Start of EXTRACTED RECORDS

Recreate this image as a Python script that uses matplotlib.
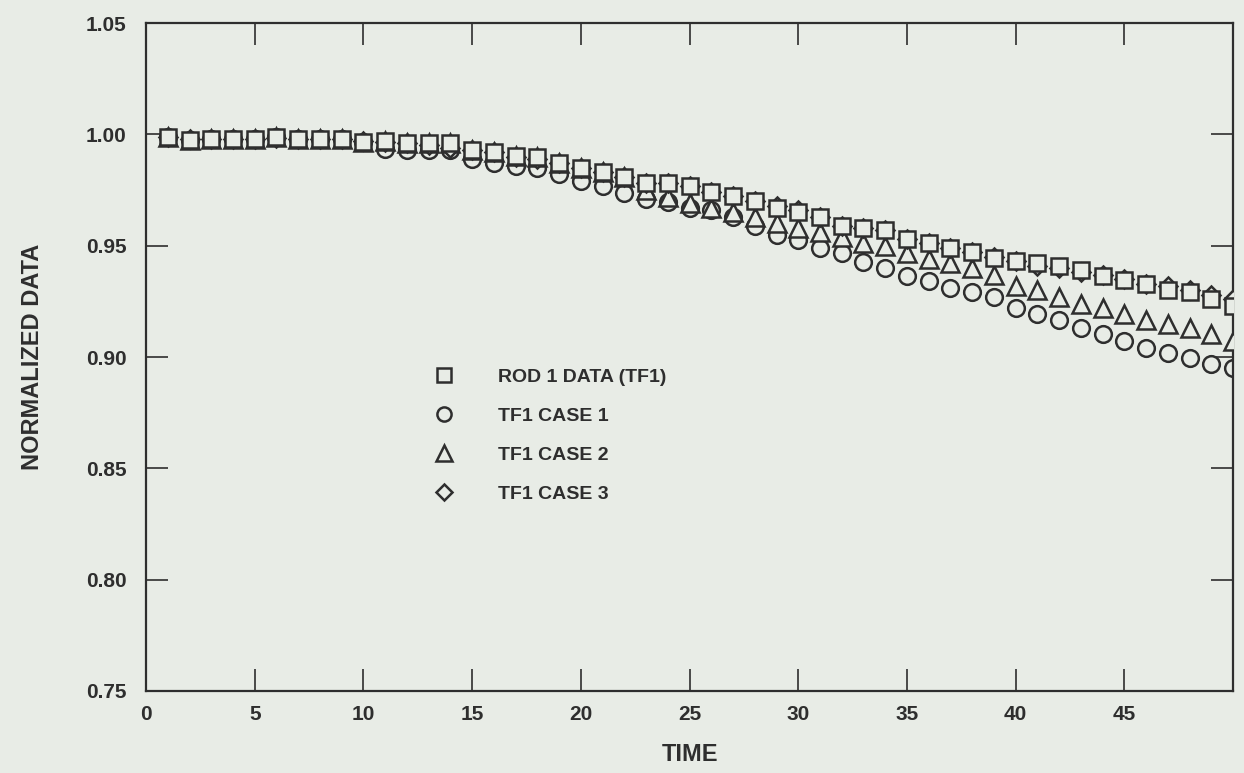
import numpy as np
import matplotlib.pyplot as plt

# time points
t = np.arange(1, 51)

# ROD 1 DATA (TF1) - squares
rod1 = [0.9988, 0.9975, 0.998, 0.998, 0.998, 0.9988, 0.998, 0.998, 0.998, 0.9965,
        0.997, 0.996, 0.996, 0.996, 0.993, 0.992, 0.9905, 0.990, 0.987, 0.985,
        0.983, 0.981, 0.978, 0.978, 0.977, 0.974, 0.9725, 0.970, 0.967, 0.965,
        0.963, 0.959, 0.958, 0.957, 0.953, 0.951, 0.949, 0.947, 0.9445, 0.9433,
        0.942, 0.941, 0.939, 0.9366, 0.9344, 0.933, 0.930, 0.929, 0.926, 0.923]

# TF1 CASE 1 - circles
case1 = [0.9988, 0.9975, 0.998, 0.998, 0.998, 0.9988, 0.998, 0.998, 0.998, 0.9965,
         0.9935, 0.993, 0.993, 0.993, 0.989, 0.987, 0.986, 0.985, 0.982, 0.979,
         0.977, 0.9735, 0.971, 0.9695, 0.967, 0.966, 0.963, 0.959, 0.955, 0.9525,
         0.949, 0.9465, 0.9425, 0.940, 0.9365, 0.934, 0.931, 0.929, 0.927, 0.922,
         0.9195, 0.9165, 0.913, 0.9105, 0.907, 0.904, 0.902, 0.8997, 0.897, 0.895]

# TF1 CASE 2 - triangles
case2 = [0.9988, 0.9975, 0.998, 0.998, 0.998, 0.9988, 0.998, 0.998, 0.998, 0.9965,
         0.997, 0.996, 0.996, 0.996, 0.993, 0.992, 0.9905, 0.990, 0.987, 0.985,
         0.983, 0.981, 0.975, 0.972, 0.969, 0.967, 0.965, 0.963, 0.960, 0.958,
         0.956, 0.954, 0.951, 0.950, 0.9465, 0.944, 0.942, 0.940, 0.937, 0.932,
         0.930, 0.927, 0.924, 0.922, 0.9195, 0.9165, 0.915, 0.913, 0.9105, 0.907]

# TF1 CASE 3 - diamonds
case3 = [0.9988, 0.9978, 0.998, 0.998, 0.998, 0.9985, 0.998, 0.998, 0.9978, 0.997,
         0.9965, 0.996, 0.995, 0.994, 0.993, 0.992, 0.990, 0.989, 0.987, 0.985,
         0.983, 0.981, 0.978, 0.978, 0.977, 0.974, 0.9725, 0.970, 0.968, 0.966,
         0.963, 0.959, 0.958, 0.957, 0.953, 0.951, 0.949, 0.947, 0.945, 0.943,
         0.941, 0.940, 0.938, 0.937, 0.935, 0.933, 0.932, 0.930, 0.928, 0.926]

labels = ['ROD 1 DATA (TF1)', 'TF1 CASE 1', 'TF1 CASE 2', 'TF1 CASE 3']
xticks = [0, 5, 10, 15, 20, 25, 30, 35, 40, 45]
yticks = [0.75, 0.80, 0.85, 0.90, 0.95, 1.00, 1.05]

paper = '#e8ece6'
ink = '#2e2e2e'
narrow = ['Liberation Sans Narrow', 'Liberation Sans']

fig = plt.figure(figsize=(12.44, 7.73), dpi=100, facecolor=paper)
ax = fig.add_axes([0.1174, 0.1061, 0.8738, 0.8641], facecolor=paper)

ms = 12
kw = dict(linestyle='none', markerfacecolor=paper, markeredgecolor=ink,
          markeredgewidth=1.8)
ax.plot(t, case1, marker='o', markersize=ms, zorder=2, label=labels[1], **kw)
ax.plot(t, case2, marker='^', markersize=ms + 1, zorder=3, label=labels[2], **kw)
ax.plot(t, case3, marker='D', markersize=ms - 2.5, zorder=4, label=labels[3], **kw)
ax.plot(t, rod1, marker='s', markersize=ms, zorder=5, label=labels[0], **kw)

ax.set_xlim(0, 50)
ax.set_ylim(0.75, 1.05)
ax.set_xticks(xticks)
ax.set_yticks(yticks)
ax.set_yticklabels(['%.2f' % v for v in yticks])

ax.tick_params(direction='in', length=16, width=1.2, color=ink,
               top=True, right=True, labelsize=15, labelcolor=ink)
ax.tick_params(axis='y', pad=14)
ax.tick_params(axis='x', pad=10)
for lab in ax.get_xticklabels() + ax.get_yticklabels():
    lab.set_fontfamily('Liberation Sans')
    lab.set_fontweight('bold')
for sp in ax.spines.values():
    sp.set_color(ink)
    sp.set_linewidth(1.6)

ax.set_xlabel('TIME', fontsize=17, color=ink, family=narrow,
              fontweight='bold', labelpad=14)
ax.set_ylabel('NORMALIZED DATA', fontsize=17, color=ink,
              family=narrow, fontweight='bold', labelpad=30)

# legend in the order of the reference
handles, labs = ax.get_legend_handles_labels()
order = [labs.index(l) for l in labels]
leg = ax.legend([handles[i] for i in order], [labs[i] for i in order],
                loc='upper left', bbox_to_anchor=(0.247, 0.509), frameon=False,
                markerscale=0.85, handlelength=1.2, handletextpad=2.2,
                labelspacing=1.1, prop={'family': 'Liberation Sans', 'weight': 'bold', 'size': 14})
for txt in leg.get_texts():
    txt.set_color(ink)

fig.savefig('out.png', dpi=100, facecolor=paper)
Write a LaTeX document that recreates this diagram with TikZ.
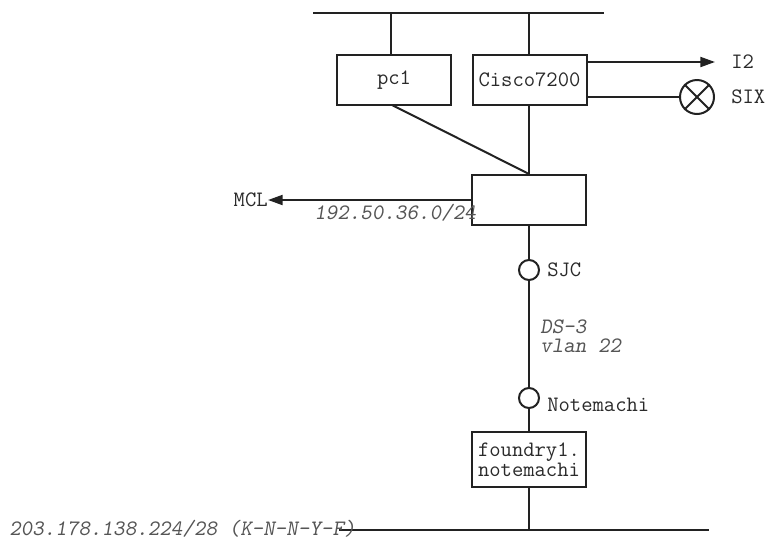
\documentclass[tikz,border=0pt]{standalone}
\usepackage{fontspec}
\usetikzlibrary{arrows.meta}
\definecolor{linec}{HTML}{222222}
\definecolor{textc}{HTML}{2a2a2a}
\definecolor{italc}{HTML}{555555}
\begin{document}
\begin{tikzpicture}[x=0.75pt,y=-0.75pt,
  conn/.style={draw=linec,line width=1.5pt},
  arr/.style={conn,-{Triangle[length=11pt,width=7.5pt]}},
  devbox/.style={draw=linec,line width=1.5pt,fill=white,minimum width=85.5pt,minimum height=37.5pt,inner sep=0pt,font=\ttfamily\fontsize{16.5}{15}\selectfont,text=textc,align=center},
  port/.style={circle,draw=linec,line width=1.5pt,fill=white,minimum size=15pt,inner sep=0pt},
  lbl/.style={font=\ttfamily\fontsize{16.5}{17}\selectfont,text=textc,inner sep=0pt},
  ilbl/.style={font=\ttfamily\fontsize{16.5}{14.25}\selectfont\slshape,text=italc,inner sep=0pt,align=left},
]
\useasboundingbox (0,0) rectangle (772,540);
% buses
\coordinate (topL) at (313,13);
\coordinate (topR) at (604,13);
\coordinate (botL) at (339,530);
\coordinate (botR) at (709,530);
\draw[conn] (topL) -- (topR);
\draw[conn] (botL) -- (botR);
% boxes
\node[devbox] (pc1) at (394,80) {pc1};
\node[devbox] (cisco) at (529.5,80) {Cisco7200};
\node[devbox] (mid) at (529,200) {};
\node[devbox,minimum height=41pt] (foundry) at (529,459.5) {foundry1.\\notemachi};
% ports
\node[port] (sjc) at (529,270) {};
\node[port] (note) at (529,398) {};
\node[lbl,anchor=west] (sjcl) at (547,270) {SJC};
\node[lbl,anchor=west] (notel) at (547,405) {Notemachi};
% bus connections
\coordinate (pcTop) at (391,13);
\coordinate (ciTop) at (529,13);
\draw[conn] (pcTop) -- (pc1.north -| pcTop);
\draw[conn] (ciTop) -- (cisco.north -| ciTop);
\draw[conn] (cisco.south -| mid.north) -- (mid.north);
\coordinate (pcBot) at (392,105);
\draw[conn] (pcBot) -- (mid.north);
\draw[conn] (mid.south) -- (sjc.north);
\draw[conn] (sjc.south) -- (note.north);
\draw[conn] (note.south) -- (foundry.north);
\coordinate (fBus) at (529,530);
\draw[conn] (foundry.south) -- (fBus);
% I2
\coordinate (i2from) at (587,62);
\coordinate (i2tip) at (715,62);
\draw[arr] (i2from) -- (i2tip);
\node[lbl,anchor=west] (i2) at (731,62) {I2};
% SIX
\node[circle,draw=linec,line width=1.5pt,minimum size=25.5pt,inner sep=0pt] (six) at (697,97) {};
\draw[conn] (six.45) -- (six.225);
\draw[conn] (six.135) -- (six.315);
\coordinate (sixfrom) at (587,97);
\draw[conn] (sixfrom) -- (six.west);
\node[lbl,anchor=west] (sixl) at (731,97) {SIX};
% MCL
\node[lbl,anchor=east] (mcl) at (268,200) {MCL};
\draw[arr] (mid.west) -- (mcl.east);
\node[ilbl,anchor=west] (net1) at (314,213) {192.50.36.0/24};
% DS-3
\node[ilbl,anchor=base west] (ds3) at (540,333) {DS-3};
\node[ilbl,anchor=base west] (vlan) at (540,352) {vlan 22};
% bottom network
\node[ilbl,anchor=west] (net2) at (9,529) {203.178.138.224/28 (K-N-N-Y-F)};
\end{tikzpicture}
\end{document}
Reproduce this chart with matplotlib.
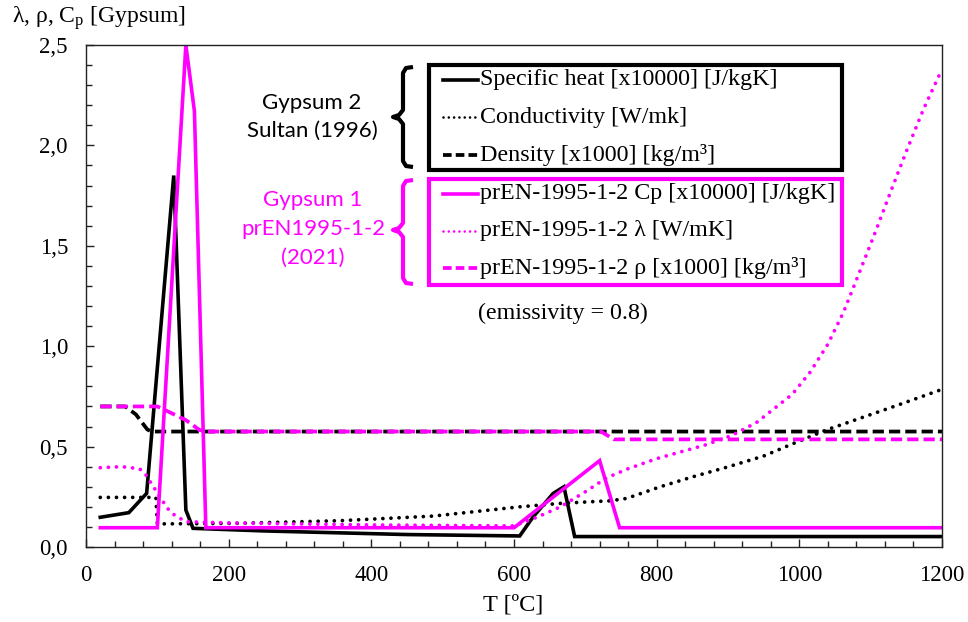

End of EXTRACTED RECORDS

EXERCISE BRIEF:
Return, please, the exact lines from the beginning of the entries above through the line containing "0.929, 0.926, 0.923]", both included; pictures are left out.

RESPONSE TO THE EXERCISE:
Recreate this image as a Python script that uses matplotlib.
import numpy as np
import matplotlib.pyplot as plt

# time points
t = np.arange(1, 51)

# ROD 1 DATA (TF1) - squares
rod1 = [0.9988, 0.9975, 0.998, 0.998, 0.998, 0.9988, 0.998, 0.998, 0.998, 0.9965,
        0.997, 0.996, 0.996, 0.996, 0.993, 0.992, 0.9905, 0.990, 0.987, 0.985,
        0.983, 0.981, 0.978, 0.978, 0.977, 0.974, 0.9725, 0.970, 0.967, 0.965,
        0.963, 0.959, 0.958, 0.957, 0.953, 0.951, 0.949, 0.947, 0.9445, 0.9433,
        0.942, 0.941, 0.939, 0.9366, 0.9344, 0.933, 0.930, 0.929, 0.926, 0.923]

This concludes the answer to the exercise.